● **TASK GOAL**
Reproduce all of the data word for word.

● **SUPPLIED INFORMATION**

┄┄┄┄┄┄┄┄┄┄┄┄┄┄┄┄┄┄┄┄

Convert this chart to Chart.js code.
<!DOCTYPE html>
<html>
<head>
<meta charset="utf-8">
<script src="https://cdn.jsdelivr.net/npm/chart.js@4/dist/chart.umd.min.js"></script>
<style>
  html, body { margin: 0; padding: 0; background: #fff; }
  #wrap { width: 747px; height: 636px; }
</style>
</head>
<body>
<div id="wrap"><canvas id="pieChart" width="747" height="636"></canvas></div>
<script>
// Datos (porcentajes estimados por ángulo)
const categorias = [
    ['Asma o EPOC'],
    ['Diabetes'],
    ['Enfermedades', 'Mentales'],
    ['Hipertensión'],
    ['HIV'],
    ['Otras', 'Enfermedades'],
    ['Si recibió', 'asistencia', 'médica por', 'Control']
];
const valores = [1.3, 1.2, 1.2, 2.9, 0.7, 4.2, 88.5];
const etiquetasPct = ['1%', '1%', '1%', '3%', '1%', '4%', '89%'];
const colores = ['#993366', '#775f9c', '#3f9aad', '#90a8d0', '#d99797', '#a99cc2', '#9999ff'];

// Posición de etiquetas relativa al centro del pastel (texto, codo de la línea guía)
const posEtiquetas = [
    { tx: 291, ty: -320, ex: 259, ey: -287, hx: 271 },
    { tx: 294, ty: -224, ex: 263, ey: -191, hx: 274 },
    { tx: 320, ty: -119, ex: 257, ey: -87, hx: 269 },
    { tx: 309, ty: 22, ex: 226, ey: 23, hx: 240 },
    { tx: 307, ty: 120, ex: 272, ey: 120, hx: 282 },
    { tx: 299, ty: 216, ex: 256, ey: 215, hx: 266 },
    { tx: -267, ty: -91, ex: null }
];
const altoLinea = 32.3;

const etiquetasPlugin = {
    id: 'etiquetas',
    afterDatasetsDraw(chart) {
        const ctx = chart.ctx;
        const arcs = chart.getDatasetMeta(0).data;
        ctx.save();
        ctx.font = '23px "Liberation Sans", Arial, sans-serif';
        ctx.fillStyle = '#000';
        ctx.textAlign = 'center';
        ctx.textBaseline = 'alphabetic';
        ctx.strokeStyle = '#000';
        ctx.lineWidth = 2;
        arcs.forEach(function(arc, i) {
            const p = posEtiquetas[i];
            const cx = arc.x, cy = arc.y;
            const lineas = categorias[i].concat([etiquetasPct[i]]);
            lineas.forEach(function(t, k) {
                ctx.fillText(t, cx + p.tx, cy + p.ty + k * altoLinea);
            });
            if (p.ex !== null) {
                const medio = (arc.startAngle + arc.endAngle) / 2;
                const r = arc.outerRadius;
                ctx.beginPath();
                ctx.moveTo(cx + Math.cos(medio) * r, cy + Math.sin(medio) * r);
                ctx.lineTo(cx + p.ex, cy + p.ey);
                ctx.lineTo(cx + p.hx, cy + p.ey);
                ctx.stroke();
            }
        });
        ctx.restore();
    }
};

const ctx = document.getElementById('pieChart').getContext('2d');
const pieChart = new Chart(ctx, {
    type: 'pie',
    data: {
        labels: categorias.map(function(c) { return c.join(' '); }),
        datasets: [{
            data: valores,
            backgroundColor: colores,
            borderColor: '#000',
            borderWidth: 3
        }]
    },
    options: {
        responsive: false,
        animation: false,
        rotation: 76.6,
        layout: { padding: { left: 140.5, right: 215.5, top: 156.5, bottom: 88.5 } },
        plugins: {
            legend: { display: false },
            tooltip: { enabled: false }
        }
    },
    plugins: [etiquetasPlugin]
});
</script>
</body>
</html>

┄┄┄┄┄┄┄┄┄┄┄┄┄┄┄┄┄┄┄┄

● **OUTPUT FOR THIS EXERCISE**
Convert this chart to Chart.js code.
<!DOCTYPE html>
<html>
<head>
<meta charset="utf-8">
<script src="https://cdn.jsdelivr.net/npm/chart.js@4/dist/chart.umd.min.js"></script>
<style>
  html, body { margin: 0; padding: 0; background: #fff; }
  #wrap { width: 747px; height: 636px; }
</style>
</head>
<body>
<div id="wrap"><canvas id="pieChart" width="747" height="636"></canvas></div>
<script>
// Datos (porcentajes estimados por ángulo)
const categorias = [
    ['Asma o EPOC'],
    ['Diabetes'],
    ['Enfermedades', 'Mentales'],
    ['Hipertensión'],
    ['HIV'],
    ['Otras', 'Enfermedades'],
    ['Si recibió', 'asistencia', 'médica por', 'Control']
];
const valores = [1.3, 1.2, 1.2, 2.9, 0.7, 4.2, 88.5];
const etiquetasPct = ['1%', '1%', '1%', '3%', '1%', '4%', '89%'];
const colores = ['#993366', '#775f9c', '#3f9aad', '#90a8d0', '#d99797', '#a99cc2', '#9999ff'];

// Posición de etiquetas relativa al centro del pastel (texto, codo de la línea guía)
const posEtiquetas = [
    { tx: 291, ty: -320, ex: 259, ey: -287, hx: 271 },
    { tx: 294, ty: -224, ex: 263, ey: -191, hx: 274 },
    { tx: 320, ty: -119, ex: 257, ey: -87, hx: 269 },
    { tx: 309, ty: 22, ex: 226, ey: 23, hx: 240 },
    { tx: 307, ty: 120, ex: 272, ey: 120, hx: 282 },
    { tx: 299, ty: 216, ex: 256, ey: 215, hx: 266 },
    { tx: -267, ty: -91, ex: null }
];
const altoLinea = 32.3;

const etiquetasPlugin = {
    id: 'etiquetas',
    afterDatasetsDraw(chart) {
        const ctx = chart.ctx;
        const arcs = chart.getDatasetMeta(0).data;
        ctx.save();
        ctx.font = '23px "Liberation Sans", Arial, sans-serif';
        ctx.fillStyle = '#000';
        ctx.textAlign = 'center';
        ctx.textBaseline = 'alphabetic';
        ctx.strokeStyle = '#000';
        ctx.lineWidth = 2;
        arcs.forEach(function(arc, i) {
            const p = posEtiquetas[i];
            const cx = arc.x, cy = arc.y;
            const lineas = categorias[i].concat([etiquetasPct[i]]);
            lineas.forEach(function(t, k) {
                ctx.fillText(t, cx + p.tx, cy + p.ty + k * altoLinea);
            });
            if (p.ex !== null) {
                const medio = (arc.startAngle + arc.endAngle) / 2;
                const r = arc.outerRadius;
                ctx.beginPath();
                ctx.moveTo(cx + Math.cos(medio) * r, cy + Math.sin(medio) * r);
                ctx.lineTo(cx + p.ex, cy + p.ey);
                ctx.lineTo(cx + p.hx, cy + p.ey);
                ctx.stroke();
            }
        });
        ctx.restore();
    }
};

const ctx = document.getElementById('pieChart').getContext('2d');
const pieChart = new Chart(ctx, {
    type: 'pie',
    data: {
        labels: categorias.map(function(c) { return c.join(' '); }),
        datasets: [{
            data: valores,
            backgroundColor: colores,
            borderColor: '#000',
            borderWidth: 3
        }]
    },
    options: {
        responsive: false,
        animation: false,
        rotation: 76.6,
        layout: { padding: { left: 140.5, right: 215.5, top: 156.5, bottom: 88.5 } },
        plugins: {
            legend: { display: false },
            tooltip: { enabled: false }
        }
    },
    plugins: [etiquetasPlugin]
});
</script>
</body>
</html>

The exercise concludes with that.